Perintah pencabutan izin lingkungan kepada Bupati Bogor itu, imbuh Vivien, berlaku dengan tenggat waktu maksimal 30 hari kalender dari sejak surat resmi dikeluarkan. "Surat resminya April," kata dia.
Daftar 21 Perusahaan yang Dikenai Sanksi
Direktur Sanksi Administrasi LH Ari Prasetia menyebutkan delapan perusahaan yang dicabut izin lingkungannya itu meliputi:
1. PT Pinus Foresta Indonesia yang bergerak di wisata agro
2. PT Jelajah Handal Lintasan (JSI Resort) yang bergerak di usaha hotel, restoran, dan wisata offroad
3. PT Jaswita Lestari Jaya Wisata di bidang akomodasi
4. PT Eigerindo Multi Produk Industri di bidang ekowisata
5. PT Karunia Puncak Wisata di bidang glamping dan kafe
6. PT Pesona Indah Nusantara di bidang factory outlet
7. PT Bumi Nini Pangan Indonesia di bidang eco leisure dan glamping
8. PT Pancawati Agro di bidang rest area dan cottage
Sebelumnya, KLH lebih dulu memberi sanksi pada 13 perusahaan di Puncak, Bogor, yang mayoritas bergerak di bidang usaha pariwisata. Mereka dikenai sanksi paksaan pemerintah berupa perintah pembongkaran dan pemulihan lahan lantaran usaha mereka tidak berizin lingkungan sama sekali. Mereka adalah:
1. CV Mega Karya Nugraha, membangun kedai kopi, mess, gudang, gazebo, arealglamping, dan lain-lain;
2. PT Tiara Agro Jaya, membangun kantor, mess karyawan, gazebo, area camping, campervan, kafe, glamping, dan sarana pendukung lainnya;
3. PT Banyu Agung Perkasa, membangun kafe serta sarana pendukung lainnya;
4. PT Taman Safari Infonesia, melakukan kegiatan pertanian untuk pakan satwa;
5. CV Sakawayana Sakti, membangun areal glamping, cabin penginapan, restoran, kantor, aula, kolam renang, lapangan sepak bola, dan sarana pendukung lainnya;
Tepis Tudingan Kriminalisasi Usaha
6. PT Pelangi Asset Internasional, membangun restoran, gudang, dan area kebun;
7. PT Farm Nature and Rainbow, melakukan kegiatan pertanian, membangun rumah tinggal, pusat persemaian (greenhouse), gudang, tempat istirahat pegawai, dan sarana pendukung lainnya;
8. CV Al Ataar, membangun kantor, resto, aula, bangunan penginapan, serta sarana pendukung lainnya;
9. PT Panorama Haruman Sentosa, membangun restoran, kafe, dan sarana pendukung lainnya;
10.PT Bobobox Aset Manajemen, membangun kabin penginapan, gudang, dan sarana pendukung lainnya;
11. PT Prabu Sinar Abadi, melakukan kegiatan pertanian hortikultura sayuran dan umbi, pembangunan tempat pengemasan, gazebo, tempat penyimpanan pupuk, dan sarana pendukung lainnya;
12. CV Regi Putra Mandiri, membangun kafe, kolam renang, penginapan, kantor, glamping, lapangan futsal, dan sarana pendukung lainnya;
13. Sdr. Juan Felix Tampubolon, melakukan kegiatan pertanian, membangun saung, dan kandang hewan peliharaan.

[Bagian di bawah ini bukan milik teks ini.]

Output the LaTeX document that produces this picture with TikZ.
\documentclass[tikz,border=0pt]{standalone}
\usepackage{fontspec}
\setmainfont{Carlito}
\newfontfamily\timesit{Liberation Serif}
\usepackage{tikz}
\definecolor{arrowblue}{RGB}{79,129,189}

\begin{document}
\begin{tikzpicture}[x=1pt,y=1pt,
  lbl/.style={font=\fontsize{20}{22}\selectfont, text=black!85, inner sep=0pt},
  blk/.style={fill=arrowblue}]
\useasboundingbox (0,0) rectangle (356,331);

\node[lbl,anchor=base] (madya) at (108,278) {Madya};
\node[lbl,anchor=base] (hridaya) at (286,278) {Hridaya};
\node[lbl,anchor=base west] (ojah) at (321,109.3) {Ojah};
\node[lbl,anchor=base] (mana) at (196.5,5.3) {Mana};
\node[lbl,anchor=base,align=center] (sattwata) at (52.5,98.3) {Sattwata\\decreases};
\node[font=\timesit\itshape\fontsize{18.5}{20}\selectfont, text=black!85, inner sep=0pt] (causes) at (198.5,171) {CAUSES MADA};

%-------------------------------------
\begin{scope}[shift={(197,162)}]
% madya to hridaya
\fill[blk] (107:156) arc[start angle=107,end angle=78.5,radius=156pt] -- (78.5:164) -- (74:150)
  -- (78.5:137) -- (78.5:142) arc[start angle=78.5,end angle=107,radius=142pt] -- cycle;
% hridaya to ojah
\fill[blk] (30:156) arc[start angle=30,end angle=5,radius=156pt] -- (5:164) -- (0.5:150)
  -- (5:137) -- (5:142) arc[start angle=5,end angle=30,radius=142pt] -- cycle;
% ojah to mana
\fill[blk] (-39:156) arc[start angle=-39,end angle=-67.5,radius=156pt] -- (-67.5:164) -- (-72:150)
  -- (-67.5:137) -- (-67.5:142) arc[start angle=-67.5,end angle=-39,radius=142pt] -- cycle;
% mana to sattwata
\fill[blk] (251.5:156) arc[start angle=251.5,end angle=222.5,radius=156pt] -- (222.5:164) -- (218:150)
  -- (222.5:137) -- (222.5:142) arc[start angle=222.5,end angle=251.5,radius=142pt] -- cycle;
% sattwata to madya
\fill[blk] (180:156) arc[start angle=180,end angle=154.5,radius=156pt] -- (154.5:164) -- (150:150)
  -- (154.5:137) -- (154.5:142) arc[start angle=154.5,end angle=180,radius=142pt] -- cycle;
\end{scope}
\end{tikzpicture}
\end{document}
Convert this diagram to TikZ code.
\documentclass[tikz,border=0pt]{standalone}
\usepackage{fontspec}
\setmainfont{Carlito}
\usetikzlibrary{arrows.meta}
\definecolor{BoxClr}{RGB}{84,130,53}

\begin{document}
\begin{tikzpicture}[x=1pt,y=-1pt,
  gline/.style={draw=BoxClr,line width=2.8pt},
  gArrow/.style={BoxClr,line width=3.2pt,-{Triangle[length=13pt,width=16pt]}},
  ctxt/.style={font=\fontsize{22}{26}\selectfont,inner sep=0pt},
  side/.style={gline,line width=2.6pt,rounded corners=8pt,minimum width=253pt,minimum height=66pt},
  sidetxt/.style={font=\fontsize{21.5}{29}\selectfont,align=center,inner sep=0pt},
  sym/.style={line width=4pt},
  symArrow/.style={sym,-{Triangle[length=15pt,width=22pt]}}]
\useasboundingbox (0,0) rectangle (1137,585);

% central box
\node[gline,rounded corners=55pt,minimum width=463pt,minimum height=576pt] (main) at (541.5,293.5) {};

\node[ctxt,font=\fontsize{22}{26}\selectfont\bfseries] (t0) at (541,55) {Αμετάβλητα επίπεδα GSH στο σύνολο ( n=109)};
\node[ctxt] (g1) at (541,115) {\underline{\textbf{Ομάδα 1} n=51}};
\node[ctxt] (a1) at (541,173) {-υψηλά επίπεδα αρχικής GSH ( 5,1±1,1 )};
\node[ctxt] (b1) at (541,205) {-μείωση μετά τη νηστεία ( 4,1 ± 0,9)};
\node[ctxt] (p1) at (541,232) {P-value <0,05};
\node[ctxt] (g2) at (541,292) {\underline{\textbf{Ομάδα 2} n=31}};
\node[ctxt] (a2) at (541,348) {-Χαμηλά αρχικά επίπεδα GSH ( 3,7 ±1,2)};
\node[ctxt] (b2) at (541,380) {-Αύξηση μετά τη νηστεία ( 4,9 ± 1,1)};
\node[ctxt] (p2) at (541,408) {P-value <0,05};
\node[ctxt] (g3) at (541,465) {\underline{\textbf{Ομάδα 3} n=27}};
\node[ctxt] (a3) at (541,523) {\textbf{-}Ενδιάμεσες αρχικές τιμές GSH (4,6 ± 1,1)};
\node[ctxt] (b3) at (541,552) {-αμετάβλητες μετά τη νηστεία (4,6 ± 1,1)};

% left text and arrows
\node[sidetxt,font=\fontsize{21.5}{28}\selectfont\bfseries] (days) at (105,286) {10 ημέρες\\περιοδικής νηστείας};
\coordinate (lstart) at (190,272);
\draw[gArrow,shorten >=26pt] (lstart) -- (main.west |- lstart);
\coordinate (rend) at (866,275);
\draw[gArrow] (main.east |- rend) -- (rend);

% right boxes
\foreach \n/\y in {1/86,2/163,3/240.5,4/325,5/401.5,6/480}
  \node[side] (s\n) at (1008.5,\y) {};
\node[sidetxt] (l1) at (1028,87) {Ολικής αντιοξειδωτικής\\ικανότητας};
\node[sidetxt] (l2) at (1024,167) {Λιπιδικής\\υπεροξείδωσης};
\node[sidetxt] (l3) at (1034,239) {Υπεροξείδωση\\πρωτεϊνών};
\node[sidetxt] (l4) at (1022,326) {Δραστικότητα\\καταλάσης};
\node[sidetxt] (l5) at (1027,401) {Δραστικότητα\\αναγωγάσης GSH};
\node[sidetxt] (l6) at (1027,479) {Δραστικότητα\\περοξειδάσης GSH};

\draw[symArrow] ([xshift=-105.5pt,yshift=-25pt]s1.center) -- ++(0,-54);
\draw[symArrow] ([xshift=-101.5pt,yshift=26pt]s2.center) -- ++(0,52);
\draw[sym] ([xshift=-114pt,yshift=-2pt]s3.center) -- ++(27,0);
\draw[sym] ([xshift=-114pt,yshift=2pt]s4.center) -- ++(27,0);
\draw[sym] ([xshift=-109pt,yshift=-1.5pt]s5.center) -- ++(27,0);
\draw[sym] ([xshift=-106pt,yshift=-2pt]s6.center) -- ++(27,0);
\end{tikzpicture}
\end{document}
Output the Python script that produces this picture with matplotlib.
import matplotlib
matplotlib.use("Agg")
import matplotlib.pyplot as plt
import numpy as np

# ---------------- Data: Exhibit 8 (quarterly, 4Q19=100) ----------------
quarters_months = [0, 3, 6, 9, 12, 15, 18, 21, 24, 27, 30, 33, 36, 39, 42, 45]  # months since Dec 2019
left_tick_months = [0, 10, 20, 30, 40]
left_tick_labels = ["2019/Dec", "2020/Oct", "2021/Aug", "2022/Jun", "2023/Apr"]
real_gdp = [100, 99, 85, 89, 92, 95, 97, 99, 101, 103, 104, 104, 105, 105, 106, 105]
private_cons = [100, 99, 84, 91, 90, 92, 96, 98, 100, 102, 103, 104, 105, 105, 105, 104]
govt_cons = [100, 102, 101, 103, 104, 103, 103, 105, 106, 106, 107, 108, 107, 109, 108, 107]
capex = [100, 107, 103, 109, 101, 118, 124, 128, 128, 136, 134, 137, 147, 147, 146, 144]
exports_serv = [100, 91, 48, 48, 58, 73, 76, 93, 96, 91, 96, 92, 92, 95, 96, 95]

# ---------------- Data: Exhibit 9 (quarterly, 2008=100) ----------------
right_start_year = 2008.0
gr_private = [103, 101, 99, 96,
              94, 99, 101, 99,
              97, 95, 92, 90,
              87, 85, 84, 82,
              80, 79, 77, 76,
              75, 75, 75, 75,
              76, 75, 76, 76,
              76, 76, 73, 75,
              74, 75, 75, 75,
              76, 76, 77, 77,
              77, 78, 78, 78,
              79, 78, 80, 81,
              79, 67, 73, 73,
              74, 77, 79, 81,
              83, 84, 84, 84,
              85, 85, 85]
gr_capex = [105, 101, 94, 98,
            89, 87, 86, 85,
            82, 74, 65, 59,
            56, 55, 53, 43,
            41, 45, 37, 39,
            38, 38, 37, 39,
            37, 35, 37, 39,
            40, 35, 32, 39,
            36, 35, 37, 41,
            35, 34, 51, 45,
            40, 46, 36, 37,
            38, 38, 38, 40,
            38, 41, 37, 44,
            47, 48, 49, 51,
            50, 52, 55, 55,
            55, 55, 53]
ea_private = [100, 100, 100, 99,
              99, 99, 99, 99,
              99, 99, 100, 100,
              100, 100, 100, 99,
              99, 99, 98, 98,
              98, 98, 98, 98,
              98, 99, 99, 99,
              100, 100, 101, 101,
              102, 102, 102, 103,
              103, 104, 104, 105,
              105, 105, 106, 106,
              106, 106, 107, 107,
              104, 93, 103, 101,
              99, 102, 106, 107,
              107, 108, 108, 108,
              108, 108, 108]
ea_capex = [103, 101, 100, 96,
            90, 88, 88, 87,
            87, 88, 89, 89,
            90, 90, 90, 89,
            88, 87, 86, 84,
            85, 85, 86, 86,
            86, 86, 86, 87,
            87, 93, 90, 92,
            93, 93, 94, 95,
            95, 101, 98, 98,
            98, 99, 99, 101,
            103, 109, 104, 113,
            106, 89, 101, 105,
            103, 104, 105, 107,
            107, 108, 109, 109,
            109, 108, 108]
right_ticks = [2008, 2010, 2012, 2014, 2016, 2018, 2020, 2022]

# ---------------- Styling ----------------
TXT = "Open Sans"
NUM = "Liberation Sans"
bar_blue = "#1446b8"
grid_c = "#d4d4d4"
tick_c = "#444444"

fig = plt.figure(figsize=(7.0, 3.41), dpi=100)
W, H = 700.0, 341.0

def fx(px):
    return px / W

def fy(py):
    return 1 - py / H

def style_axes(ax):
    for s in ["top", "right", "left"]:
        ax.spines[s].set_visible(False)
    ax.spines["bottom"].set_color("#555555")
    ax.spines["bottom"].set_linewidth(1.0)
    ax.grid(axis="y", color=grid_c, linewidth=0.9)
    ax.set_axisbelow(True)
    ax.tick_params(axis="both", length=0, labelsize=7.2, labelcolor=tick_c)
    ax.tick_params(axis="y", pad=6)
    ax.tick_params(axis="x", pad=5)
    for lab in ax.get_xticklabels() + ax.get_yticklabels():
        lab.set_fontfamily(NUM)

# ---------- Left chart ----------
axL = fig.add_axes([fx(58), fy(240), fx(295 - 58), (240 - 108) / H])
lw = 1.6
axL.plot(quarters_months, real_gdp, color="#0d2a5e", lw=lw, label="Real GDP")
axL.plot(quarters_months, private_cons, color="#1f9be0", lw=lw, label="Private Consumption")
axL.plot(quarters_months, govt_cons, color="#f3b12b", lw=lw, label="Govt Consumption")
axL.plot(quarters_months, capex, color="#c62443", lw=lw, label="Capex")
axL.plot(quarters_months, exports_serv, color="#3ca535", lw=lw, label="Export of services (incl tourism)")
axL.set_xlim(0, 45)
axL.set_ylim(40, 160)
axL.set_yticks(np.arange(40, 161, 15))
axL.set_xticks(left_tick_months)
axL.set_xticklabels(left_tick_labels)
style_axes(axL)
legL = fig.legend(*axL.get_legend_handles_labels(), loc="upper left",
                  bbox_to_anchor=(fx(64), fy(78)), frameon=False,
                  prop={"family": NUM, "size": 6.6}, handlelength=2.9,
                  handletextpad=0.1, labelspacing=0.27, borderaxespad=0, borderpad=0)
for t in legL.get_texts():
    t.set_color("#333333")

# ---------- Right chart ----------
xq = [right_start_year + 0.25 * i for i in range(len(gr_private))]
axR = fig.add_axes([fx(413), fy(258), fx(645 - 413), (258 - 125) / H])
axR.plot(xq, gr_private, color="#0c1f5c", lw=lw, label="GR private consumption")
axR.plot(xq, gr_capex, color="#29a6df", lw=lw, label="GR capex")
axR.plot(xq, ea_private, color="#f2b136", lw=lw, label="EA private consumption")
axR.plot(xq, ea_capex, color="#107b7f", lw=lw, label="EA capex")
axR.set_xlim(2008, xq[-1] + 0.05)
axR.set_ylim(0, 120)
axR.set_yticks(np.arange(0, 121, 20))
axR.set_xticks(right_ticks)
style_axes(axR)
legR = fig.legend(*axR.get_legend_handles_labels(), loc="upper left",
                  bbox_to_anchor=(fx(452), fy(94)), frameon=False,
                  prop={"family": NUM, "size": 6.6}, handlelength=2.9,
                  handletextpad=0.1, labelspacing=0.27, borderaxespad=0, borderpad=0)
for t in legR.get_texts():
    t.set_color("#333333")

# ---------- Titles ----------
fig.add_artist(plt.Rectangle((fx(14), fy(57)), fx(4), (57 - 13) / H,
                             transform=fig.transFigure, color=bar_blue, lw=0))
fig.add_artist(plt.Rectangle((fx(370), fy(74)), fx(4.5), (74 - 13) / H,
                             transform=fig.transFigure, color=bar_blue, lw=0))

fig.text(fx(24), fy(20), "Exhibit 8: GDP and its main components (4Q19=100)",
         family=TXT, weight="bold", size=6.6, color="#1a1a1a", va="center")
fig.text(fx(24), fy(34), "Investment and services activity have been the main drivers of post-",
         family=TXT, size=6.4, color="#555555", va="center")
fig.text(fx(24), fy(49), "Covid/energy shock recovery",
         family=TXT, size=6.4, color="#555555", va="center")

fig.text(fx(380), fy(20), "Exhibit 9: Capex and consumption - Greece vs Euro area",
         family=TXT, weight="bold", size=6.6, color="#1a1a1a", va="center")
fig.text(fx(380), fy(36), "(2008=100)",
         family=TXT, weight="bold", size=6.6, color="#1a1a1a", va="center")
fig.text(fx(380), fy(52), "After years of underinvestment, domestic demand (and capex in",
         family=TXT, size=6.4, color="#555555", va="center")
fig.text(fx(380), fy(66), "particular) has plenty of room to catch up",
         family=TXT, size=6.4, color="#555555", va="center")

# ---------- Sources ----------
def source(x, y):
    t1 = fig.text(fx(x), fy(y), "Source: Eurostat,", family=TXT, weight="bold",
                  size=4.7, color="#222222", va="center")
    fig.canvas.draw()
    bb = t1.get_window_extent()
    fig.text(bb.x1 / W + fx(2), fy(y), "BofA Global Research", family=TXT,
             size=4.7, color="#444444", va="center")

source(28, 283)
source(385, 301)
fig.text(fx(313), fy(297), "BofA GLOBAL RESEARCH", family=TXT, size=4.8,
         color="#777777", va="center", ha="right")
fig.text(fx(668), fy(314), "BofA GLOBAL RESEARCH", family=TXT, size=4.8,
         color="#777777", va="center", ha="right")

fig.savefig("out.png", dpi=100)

Atas pemberian sanksi administratif tersebut, Vivien menyatakan pihaknya tidak bermaksud mematikan bisnis. Keputusan diambil semata untuk melindungi lingkungan hidup.
"Kami ingin kegiatan perusahaan itu pro terhadap lingkungan hidup. Tidak menimbulkan banjir, tidak menimbulkan kerusakan, oleh karena itu tindakan administratif lah yang dilakukan oleh Menteri Lingkungan Hidup," kata dia.
"Kami juga menyampaikan tidak ada kriminalisasi usaha sama sekali, nggak ada. Kami hanya melakukan penegakan hukum lingkungan ini adalah untuk penyelamatan ekologis.," imbuh Vivien.